Parmi les découvertes publiées la semaine dernière par le consortium « Encode » 1 on a pu voir une présentation de science occidentale fondée sur une pure théologie. D’un coup on a découvert que la proportion d’ADN humain doté d’une fonction biochimique était non pas d’environ 2% mais de 80%. Bien sûr, certaines de ces fonctions sont mineures — par exemple, la simple duplication en fait partie.

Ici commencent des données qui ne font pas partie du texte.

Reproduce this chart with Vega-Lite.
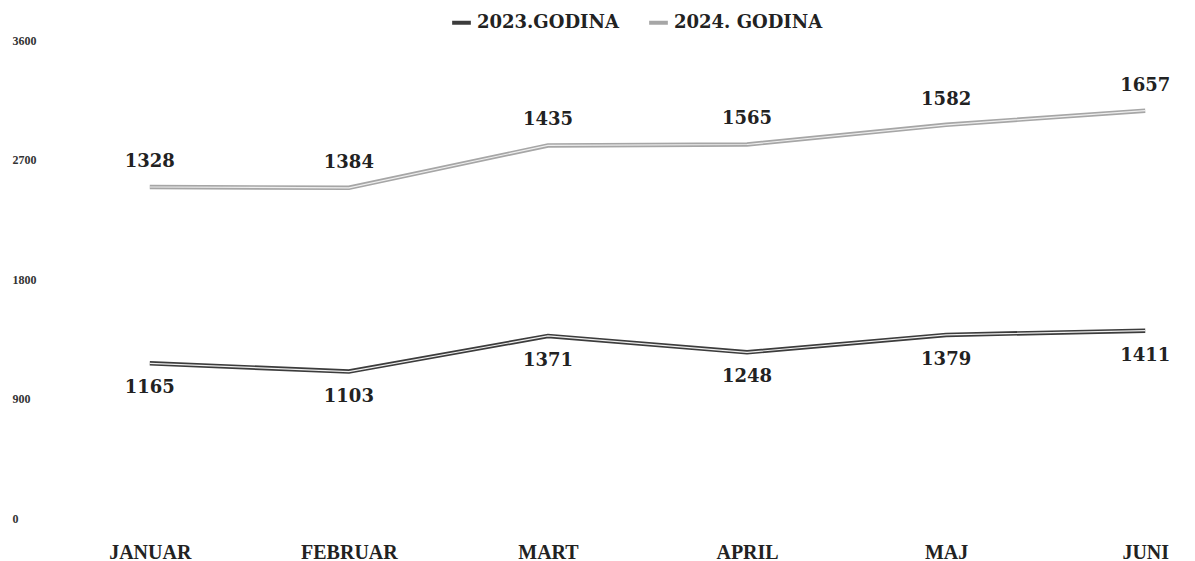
{
  "$schema": "https://vega.github.io/schema/vega-lite/v6.json",
  "autosize": {"type": "none"},
  "width": 1095,
  "height": 478,
  "padding": {"left": 100, "top": 40, "right": 0, "bottom": 43},
  "background": "white",
  "config": {"view": {"stroke": null}, "font": "DejaVu Serif"},
  "data": {"values": [
    {"month": "JANUAR", "series": "2023.GODINA", "value": 1165},
    {"month": "FEBRUAR", "series": "2023.GODINA", "value": 1103},
    {"month": "MART", "series": "2023.GODINA", "value": 1371},
    {"month": "APRIL", "series": "2023.GODINA", "value": 1248},
    {"month": "MAJ", "series": "2023.GODINA", "value": 1379},
    {"month": "JUNI", "series": "2023.GODINA", "value": 1411},
    {"month": "JANUAR", "series": "2024. GODINA", "value": 1328},
    {"month": "FEBRUAR", "series": "2024. GODINA", "value": 1384},
    {"month": "MART", "series": "2024. GODINA", "value": 1435},
    {"month": "APRIL", "series": "2024. GODINA", "value": 1565},
    {"month": "MAJ", "series": "2024. GODINA", "value": 1582},
    {"month": "JUNI", "series": "2024. GODINA", "value": 1657}
  ]},
  "transform": [
    {"stack": "value", "groupby": ["month"], "sort": [{"field": "series", "order": "ascending"}], "as": ["y0", "y1"]}
  ],
  "encoding": {
    "x": {
      "field": "month", "type": "ordinal",
      "sort": ["JANUAR", "FEBRUAR", "MART", "APRIL", "MAJ", "JUNI"],
      "scale": {"type": "point", "padding": 0.25},
      "axis": {"title": null, "domain": false, "ticks": false, "grid": false, "labelAngle": 0,
               "labelFont": "Liberation Serif", "labelFontWeight": "bold", "labelFontSize": 20, "labelColor": "#222",
               "labelPadding": 24, "labelBaseline": "top"}
    },
    "y": {
      "field": "y1", "type": "quantitative",
      "scale": {"domain": [0, 3600]},
      "axis": {"title": null, "domain": false, "ticks": false, "grid": false, "values": [0, 900, 1800, 2700, 3600], "format": "d",
               "labelFont": "Liberation Serif", "labelFontWeight": "bold", "labelFontSize": 12, "labelColor": "#333",
               "labelAlign": "left", "labelPadding": 88}
    }
  },
  "layer": [
    {
      "mark": {"type": "line", "strokeWidth": 4.5},
      "encoding": {
        "color": {
          "field": "series", "type": "nominal",
          "scale": {"domain": ["2023.GODINA", "2024. GODINA"], "range": ["#3c3c3c", "#a6a6a6"]},
          "legend": {"title": null, "orient": "none", "legendX": 350, "legendY": -29, "direction": "horizontal",
                     "symbolType": "stroke", "symbolStrokeWidth": 4, "symbolSize": 350, "columnPadding": 22, "labelOffset": 4,
                     "labelFont": "DejaVu Serif", "labelFontWeight": "bold", "labelFontSize": 18, "labelColor": "#222"}
        }
      }
    },
    {
      "mark": {"type": "line", "strokeWidth": 1.2, "color": "#eeeeee"},
      "encoding": {"detail": {"field": "series", "type": "nominal"}}
    },
    {
      "transform": [{"filter": "datum.series === '2023.GODINA'"}],
      "mark": {"type": "text", "dy": 25, "font": "DejaVu Serif", "fontWeight": "bold", "fontSize": 18, "color": "#222"},
      "encoding": {"text": {"field": "value", "type": "quantitative"}}
    },
    {
      "transform": [{"filter": "datum.series === '2024. GODINA'"}],
      "mark": {"type": "text", "dy": -25, "font": "DejaVu Serif", "fontWeight": "bold", "fontSize": 18, "color": "#222"},
      "encoding": {"text": {"field": "value", "type": "quantitative"}}
    }
  ]
}
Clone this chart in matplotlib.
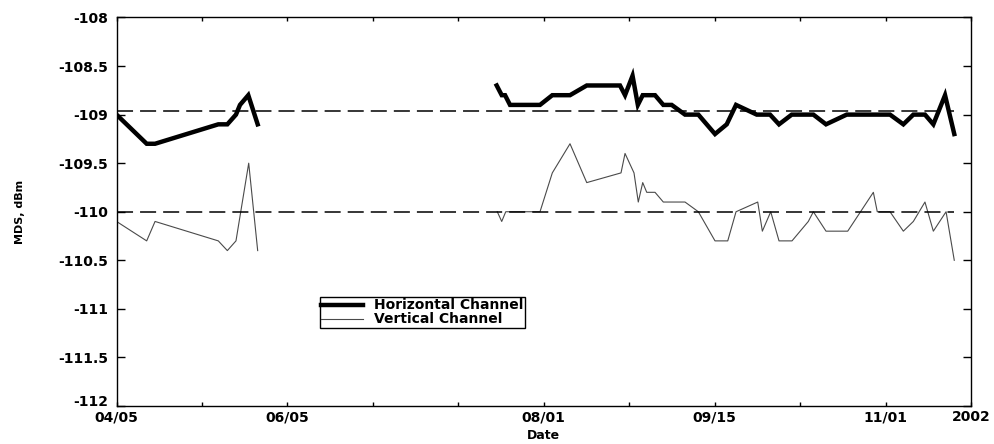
import numpy as np
import matplotlib
matplotlib.use("Agg")
import matplotlib.pyplot as plt
import matplotlib.transforms as mtransforms

plt.rcParams['font.family'] = ['DejaVu Sans']
plt.rcParams['font.weight'] = 'bold'
plt.rcParams['axes.unicode_minus'] = False

# position along the date axis, in tick intervals (0 = 04/05, 10 = 2002)
h_pos = [0.000, 0.353, 0.451, 1.191, 1.297, 1.398, 1.445, 1.542, 1.652, np.nan,
         4.449, 4.508, 4.547, 4.605, 4.956, 5.100, 5.307, 5.503, 5.892, 5.951,
         6.039, 6.101, 6.158, 6.302, 6.399, 6.497, 6.653, 6.809, 7.004, 7.141,
         7.250, 7.492, 7.648, 7.753, 7.902, 8.155, 8.303, 8.545, 9.052, 9.208,
         9.325, 9.461, 9.559, 9.696, 9.804]
h_mds = [-109.0, -109.3, -109.3, -109.1, -109.1, -109.0, -108.9, -108.8, -109.1, np.nan,
         -108.7, -108.8, -108.8, -108.9, -108.9, -108.8, -108.8, -108.7, -108.7, -108.8,
         -108.6, -108.9, -108.8, -108.8, -108.9, -108.9, -109.0, -109.0, -109.2, -109.1,
         -108.9, -109.0, -109.0, -109.1, -109.0, -109.0, -109.1, -109.0, -109.0, -109.1,
         -109.0, -109.0, -109.1, -108.8, -109.2]

v_pos = [0.000, 0.353, 0.451, 1.191, 1.297, 1.398, 1.547, 1.652, np.nan,
         4.456, 4.508, 4.555, 4.956, 5.100, 5.307, 5.503, 5.904, 5.951, 6.056,
         6.106, 6.158, 6.205, 6.302, 6.399, 6.653, 6.809, 7.004, 7.153, 7.250,
         7.504, 7.558, 7.656, 7.753, 7.905, 8.096, 8.155, 8.303, 8.557, 8.857,
         8.903, 9.052, 9.208, 9.325, 9.461, 9.559, 9.708, 9.804]
v_mds = [-110.1, -110.3, -110.1, -110.3, -110.4, -110.3, -109.5, -110.4, np.nan,
         -110.0, -110.1, -110.0, -110.0, -109.6, -109.3, -109.7, -109.6, -109.4, -109.6,
         -109.9, -109.7, -109.8, -109.8, -109.9, -109.9, -110.0, -110.3, -110.3, -110.0,
         -109.9, -110.2, -110.0, -110.3, -110.3, -110.1, -110.0, -110.2, -110.2, -109.8,
         -110.0, -110.0, -110.2, -110.1, -109.9, -110.2, -110.0, -110.5]

# reference levels for each channel
h_ref = -108.96
v_ref = -110.0

x_ticks = list(range(11))
x_labels = ['04/05', '', '06/05', '', '', '08/01', '', '09/15', '', '11/01', '2002']
y_ticks = [-112, -111.5, -111, -110.5, -110, -109.5, -109, -108.5, -108]
y_labels = ['-112', '-111.5', '-111', '-110.5', '-110', '-109.5', '-109', '-108.5', '-108']

fig = plt.figure(figsize=(9.95, 4.44), dpi=100)
ax = fig.add_axes([0.1171, 0.0856, 0.8588, 0.875])

ax.plot(h_pos, h_mds, color='black', lw=3.2, solid_joinstyle='miter',
        label='Horizontal Channel')
ax.plot(v_pos, v_mds, color='#4a4a4a', lw=0.8, label='Vertical Channel')

x_span = [h_pos[0], h_pos[-1]]
ax.plot(x_span, [h_ref, h_ref], color='black', lw=1.1, dashes=(10.5, 4.6))
ax.plot(x_span, [v_ref, v_ref], color='black', lw=1.1, dashes=(10.5, 4.6))

ax.set_xlim(0, 10)
ax.set_ylim(-112, -108)
ax.set_xticks(x_ticks)
ax.set_xticklabels(x_labels)
ax.set_yticks(y_ticks)
ax.set_yticklabels(y_labels)

ax.tick_params(direction='in', top=True, right=True, labelsize=10, width=1.0)
ax.tick_params(axis='y', length=6, pad=6)
ax.tick_params(axis='x', length=3, pad=3)
for s in ax.spines.values():
    s.set_linewidth(1.0)

# lift the bottom y label a little so it clears the first date
lbl = ax.get_yticklabels()[0]
lbl.set_transform(lbl.get_transform() +
                  mtransforms.ScaledTranslation(0, 4 / 72, fig.dpi_scale_trans))

ax.set_xlabel('Date', fontsize=9, fontweight='bold')
ax.set_ylabel('MDS, dBm', fontsize=8, fontweight='bold')
ax.xaxis.set_label_coords(0.5, -0.06)
ax.yaxis.set_label_coords(-0.107, 0.5)

leg = ax.legend(loc='upper left', bbox_to_anchor=(0.238, 0.2806), fontsize=10,
                handlelength=3.0, handletextpad=0.8, labelspacing=0.0,
                borderpad=0.1, borderaxespad=0, fancybox=False, framealpha=1)
leg.get_frame().set_edgecolor('black')
leg.get_frame().set_linewidth(1.0)

fig.savefig('out.png', dpi=100)
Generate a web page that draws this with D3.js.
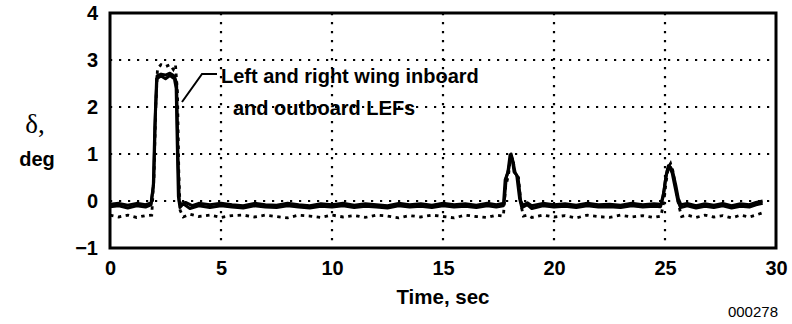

Mais on a rejeté l’idée d’un « ADN mineur ». Ce qui était en première ligne dans le conflit entre les matérialistes athées et les tenants d’une création intelligente [Créationistes]. Richard Dawkins 2 et beaucoup d’autres avaient utilisé l’expression « ADN mineur » pour moquer les tenants de la « Création intelligente » qui persistaient à annoncer la découverte d’un tas de fonctions encodées ainsi.
Je suis effaré par la méchanceté des attaques lancées contre les tenants de la « Création intelligente ». On proclame la disqualification du domaine scientifique de ceux qui mettent Dieu en avant — exégètes bibliques ou biologistes renommés. Voilà un comportement qui voudrait éliminer la plupart des grands expérimentateurs scientifiques de notre Histoire.
Les attaques ad hominem sont de pratique courante, associées au sarcasme vicelard et à la diffamation. Ceux que l’on soupçonne d’accointances avec le créationnisme sont écartés des centres de recherche subventionnés (et les projets tels que « Encode » nécessitent d’immenses soutiens financiers) — puis on les critique de n’y avoir pas participé.
Je me demande ce qu’ils auraient fait à M. Henry s’il avait passé la tête au-dessus du parapet de la tranchée.
« Et pourtant, elle tourne », comme l’a dit Galilée. Et pourtant nous fouillons une structure génique d’une complexité extraordinaire, avec toutes les chances de découvrir un dessein chargé d’interdépendances. Et là où nous avons découvert une simple fonction, nous pouvons retourner pour en découvrir d’autres — car nous fouillons un mécanisme qui dépasse nos propres conceptions intellectuelles, et donc possède une faculté d’adaptation.
Voilà ce que nous attendions, animés par notre vieille pénétration théologique. Ce que ceux qui prétendent que nous sommes allés trop loin n’attendaient pas.
David Warren, ancien collaborateur au magazine « Idler ».